Days on cruise: 72
Distance traveled today: 106 miles
Travel time: 11 hours, 3 mins
Total trip odometer: 1,571 statute miles
After Mackenzie and Matt’s departure yesterday, we went grocery shopping and did laundry, then reverted to type and went to bed at 9:30 p.m.
This morning began as follows:
4:30 a.m – Bob wakes
4:40 a.m. – Cathryn wakes
5:00 a.m. – Cathryn whispers: “Are you awake?”
Bob: “Yes”. So we both get up, despite our plan to leave Delaware City at 8:00 a.m. in order to time the gigantic Delaware Bay so we won’t be bucking the 3 knot current and tides all day long.
5:10 a.m. – we drink our first cup of coffee
5:30 a.m. Cathryn says “I don’t want to wait til 8:00 to leave. What would you think about leaving at 6:00 a.m. instead?”
Bob: “I need one more cup of coffee, but sure, we can leave at 6:00.”
Our peaceful Delaware City Marina spot for two nights:
So . . . we had a banner day today! Tim, owner of the Delaware City Marina, a great guy who took us to the grocery store and West Marine yesterday, gave us advice and local knowledge about transiting the big, scary Delaware Bay, let us use his kayaks yesterday, and showed up at our boat at 5:55 a.m. and asked if we were trying to sneak out without being noticed! He’d already helped one sailboat slip their lines at 4:30 a.m. So he gave us advice about how to get off the dock and turn the boat 180 degrees in the narrow canal with a 3-knot current, which was spot on, so our departure went off without a hitch.
The Delaware River/Bay is huge, and we saw lots of boat traffic of all kinds and sizes.
The Delaware Bay was not as scary as we expected, but that was just dumb luck that we hit it on a good weather day. Many of our Looper friends traveled this section a week or two ago by radar in heavy fog, while we had sunshine, warmish temps, and waves in the 2-3 foot range with winds 10-15 knots. Not bad at all!
We arrived at Cape May, New Jersey, our destination for the day, 61 miles later and fueled up at Miss Chris Marina for $3.69/gallon for diesel. The docks are VERY shallow there, but we managed okay.

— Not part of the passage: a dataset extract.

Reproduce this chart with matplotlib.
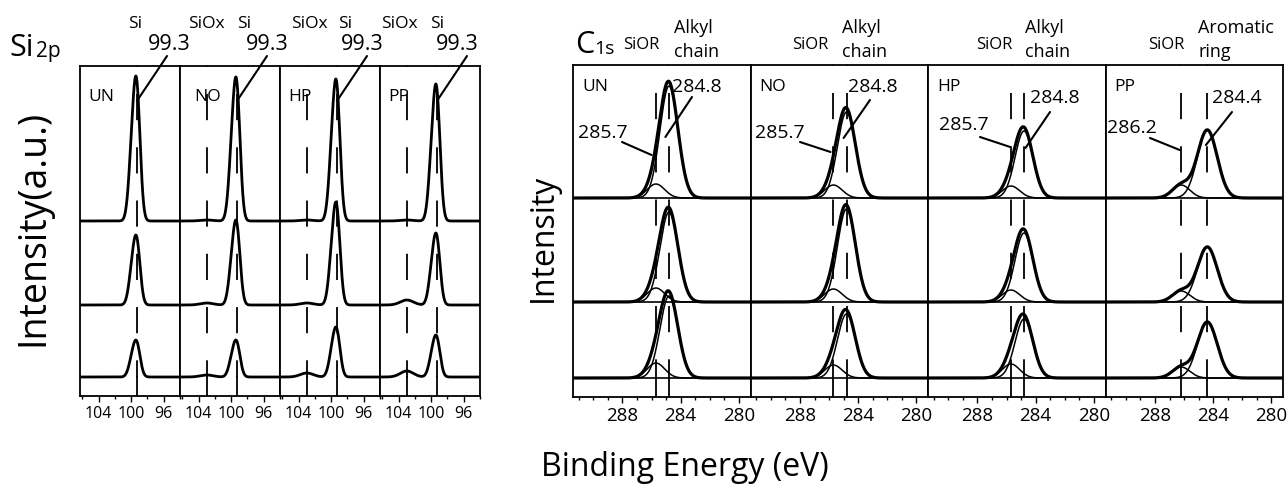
import numpy as np
import matplotlib
matplotlib.use("Agg")
import matplotlib.pyplot as plt
from matplotlib.ticker import MultipleLocator

plt.rcParams['font.family'] = ['Open Sans', 'DejaVu Sans']

## data
samples = ["UN", "NO", "HP", "PP"]
angles = ["90°", "60°", "30°"]

# Si 2p : peak heights per sample, rows 90/60/30 deg
si_pos = 99.3
siox_pos = 103.0
si_height = [[145, 70, 37], [144, 85, 37], [142, 103, 50], [137, 72, 42]]
siox_height = [[0, 0, 0], [1, 2, 2], [1, 2, 4], [1, 5, 6]]
si_sigma = 0.42

# C 1s : main + SiOR components
c_main_pos = [284.8, 284.8, 284.8, 284.4]
c_sior_pos = [285.7, 285.7, 285.7, 286.2]
c_main_height = [[112, 90, 82], [86, 93, 64], [67, 69, 59], [68, 55, 56]]
c_sior_height = [[14, 14, 15], [13, 13, 13], [12, 12, 14], [13, 11, 11]]
c_main_sigma = [0.62, 0.62, 0.62, 0.68]
c_sior_sigma = 0.6
c_main_names = ["Alkyl\nchain", "Alkyl\nchain", "Alkyl\nchain", "Aromatic\nring"]

## layout (pixels)
W, H = 1287, 490
si_x0 = [80, 180, 280, 380]
si_w = 100
si_top, si_bot = 66, 396
si_base = [175, 91, 19]
c_x0 = [573, 750.5, 928, 1105.5]
c_w = 177.5
c_top, c_bot = 65, 397
c_base = [199, 95, 19]

fig = plt.figure(figsize=(W / 100, H / 100), dpi=100)


def rect(x0, y0, w, h):
    return [x0 / W, 1 - (y0 + h) / H, w / W, h / H]


def ftext(x, y, s, size, **kw):
    fig.text(x / W, 1 - y / H, s, fontsize=size, va='center', **kw)


def gauss(x, c, s):
    return np.exp(-0.5 * ((x - c) / s) ** 2)


dash = (14, (14.5, 15))

## Si 2p panel
xs = np.linspace(106.3, 94.0, 700)
for i, name in enumerate(samples):
    ax = fig.add_axes(rect(si_x0[i], si_top, si_w, si_bot - si_top))
    ax.set_xlim(106.3, 94.0)
    ax.set_ylim(0, si_bot - si_top)
    for j in range(3):
        d = gauss(xs, si_pos, si_sigma) + 0.5 * gauss(xs, si_pos + 0.6, si_sigma)
        d = d / d.max()
        y = si_base[j] + si_height[i][j] * d + siox_height[i][j] * gauss(xs, siox_pos, 0.8)
        ax.plot(xs, y, color='black', lw=2.0)
    marks = [si_pos] if i == 0 else [siox_pos, si_pos]
    for p in marks:
        ax.plot([p, p], [si_bot - si_top, si_base[2]], color='black', lw=1.3, ls=dash)
        ax.plot([p, p], [si_base[2], 0], color='black', lw=1.3)
    ax.set_xticks([104, 100, 96])
    ax.xaxis.set_minor_locator(MultipleLocator(2))
    ax.set_yticks([])
    ax.tick_params(axis='x', direction='out', length=4, width=1, labelsize=11.5, pad=3)
    ax.tick_params(axis='x', which='minor', length=2.5, width=1)
    for sp in ax.spines.values():
        sp.set_linewidth(1.3)
    ax.text(0.08 if i != 1 else 0.14, 0.905, name, transform=ax.transAxes,
            fontsize=12.5, va='center', ha='left')
    if i == 0:
        for j, a in enumerate(angles):
            ax.text(0.04, si_base[j] + [18, 13, 15][j], a, fontsize=12.5,
                    va='bottom', ha='left')
    # 99.3 label + leader
    ftext(si_x0[i] + [89, 87, 82, 77][i], 45, "99.3", 15.5, ha='center')
    ax.annotate('', xy=(si_pos, 295), xycoords='data',
                xytext=((si_x0[i] + 87), H - 56), textcoords='figure pixels',
                arrowprops=dict(arrowstyle='-', lw=1.5, color='black',
                                shrinkA=0, shrinkB=0))

# Si top labels
for x, s in [(135.5, "Si"), (206, "SiOx"), (244.5, "Si"), (309, "SiOx"),
             (345.5, "Si"), (399, "SiOx"), (437.5, "Si")]:
    ftext(x, 24, s, 12.5, ha='center')

ftext(9, 48, "Si", 22, ha='left')
ftext(36, 52, "2p", 15, ha='left')
fig.text(33 / W, 1 - 228 / H, "Intensity(a.u.)", fontsize=27, rotation=90,
         ha='center', va='center')

## C 1s panel
xc = np.linspace(291.4, 279.2, 900)
for i, name in enumerate(samples):
    ax = fig.add_axes(rect(c_x0[i], c_top, c_w, c_bot - c_top))
    ax.set_xlim(291.4, 279.2)
    ax.set_ylim(0, c_bot - c_top)
    for j in range(3):
        b = c_base[j]
        main = c_main_height[i][j] * gauss(xc, c_main_pos[i], c_main_sigma[i])
        sior = c_sior_height[i][j] * gauss(xc, c_sior_pos[i], c_sior_sigma)
        ax.axhline(b, color='black', lw=1.2)
        ax.plot(xc, b + sior, color='black', lw=1.1)
        ax.plot(xc, b + main, color='black', lw=1.1)
        ax.plot(xc, b + main + sior, color='black', lw=2.3)
    for p in [c_sior_pos[i], c_main_pos[i]]:
        ax.plot([p, p], [c_bot - c_top, c_base[2]], color='black', lw=1.3, ls=dash)
        ax.plot([p, p], [c_base[2], 0], color='black', lw=1.3)
    ax.set_xticks([288, 284, 280])
    ax.xaxis.set_minor_locator(MultipleLocator(1))
    ax.set_yticks([])
    ax.tick_params(axis='x', direction='out', length=4, width=1, labelsize=13.5, pad=3)
    ax.tick_params(axis='x', which='minor', length=2.5, width=1)
    for sp in ax.spines.values():
        sp.set_linewidth(1.3)
    ax.text(0.05, 0.935, name, transform=ax.transAxes, fontsize=12.5,
            va='center', ha='left')

# C 1s number labels and leaders
c_num = [("284.8", 672, 87), ("284.8", 848, 87), ("284.8", 1030, 98), ("284.4", 1212, 98)]
c_sub = [("285.7", 578, 133), ("285.7", 755, 133), ("285.7", 939, 125), ("286.2", 1107, 128)]
c_lead_main = [(692, 97, 285.05, 260), (870, 100, 285.0, 259),
               (1050, 112, 284.7, 249), (1232, 112, 284.5, 252)]
c_lead_sub = [(622, 142, 286.0, 242), (800, 142, 285.9, 245),
              (980, 137, 285.75, 250), (1150, 138, 286.3, 247)]
axes_c = fig.axes[4:]
for i in range(4):
    s, x, y = c_num[i]
    ftext(x, y, s, 14, ha='left')
    s, x, y = c_sub[i]
    ftext(x, y, s, 14, ha='left')
    for (px, py, ex, ey) in [c_lead_main[i], c_lead_sub[i]]:
        axes_c[i].annotate('', xy=(ex, ey), xycoords='data',
                           xytext=(px, H - py), textcoords='figure pixels',
                           arrowprops=dict(arrowstyle='-', lw=1.5, color='black',
                                           shrinkA=0, shrinkB=0))

for x in [641, 810, 994, 1166]:
    ftext(x, 45, "SiOR", 12, ha='center')
for i, x in enumerate([674, 842, 1025, 1198]):
    top, bot = c_main_names[i].split("\n")
    ftext(x, 28, top, 13, ha='left')
    ftext(x, 52, bot, 13, ha='left')

ftext(575, 45, "C", 22, ha='left')
ftext(594, 49, "1s", 14, ha='left')
fig.text(543 / W, 1 - 238 / H, "Intensity", fontsize=23, rotation=90,
         ha='center', va='center')
ftext(685, 467, "Binding Energy (eV)", 23, ha='center')

fig.savefig("out.png", dpi=100)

On departure from fueling, we checked the weather forecast for the next few days, discovered tomorrow might be the last decent day for a while, and agreed we didn’t want to be stuck anywhere on the Jersey shore for multiple days waiting to go outside in the ocean, or attempting to travel the VERY shallow, winding, never-dredged ICW along the Jersey shore which causes many people to ground their boats.
You’ve all heard what the Jersey Shore looks like? Yup!
So . . . . we headed out to the ocean for the first time on this trip and committed ourselves to 40 more miles to get to Atlantic City, making for a looooooong day!
Seas were 3-4 feet initially, though more in the form of ocean swells than chop, then grew over the course of the afternoon to 5-foot swells mixed with chop and whitecaps, with autopilot heading swings in the range of 35-40 degrees. The waves started as beam seas then clocked around to following seas. We were uncomfortable without being frightened. We’re more comfortable with big, rough water now than we were two months ago, and we have increased understanding that the boat is far more capable than our nerves. And we were happy to have our more powerful engines that allowed us to go a bit faster than normal and thus smooth out the ride! We were never more than 3 1/2 miles offshore.
Below is the view approaching Atlantic City, mostly giant casinos including Trump Towers.
So at 5:10 p.m., 11 hours after our departure, we pulled into our anchorage at Brigantine adjacent to Atlantic City. The entry was shallow and tricky, but the cove is plenty deep, calm and has a great view of the monstrous and garish casinos nearby. We understand that after it gets dark we’ll enjoy a show of casino lights that will be impressive.
Wonder if we’ll manage to stay up til 9:30 tonight???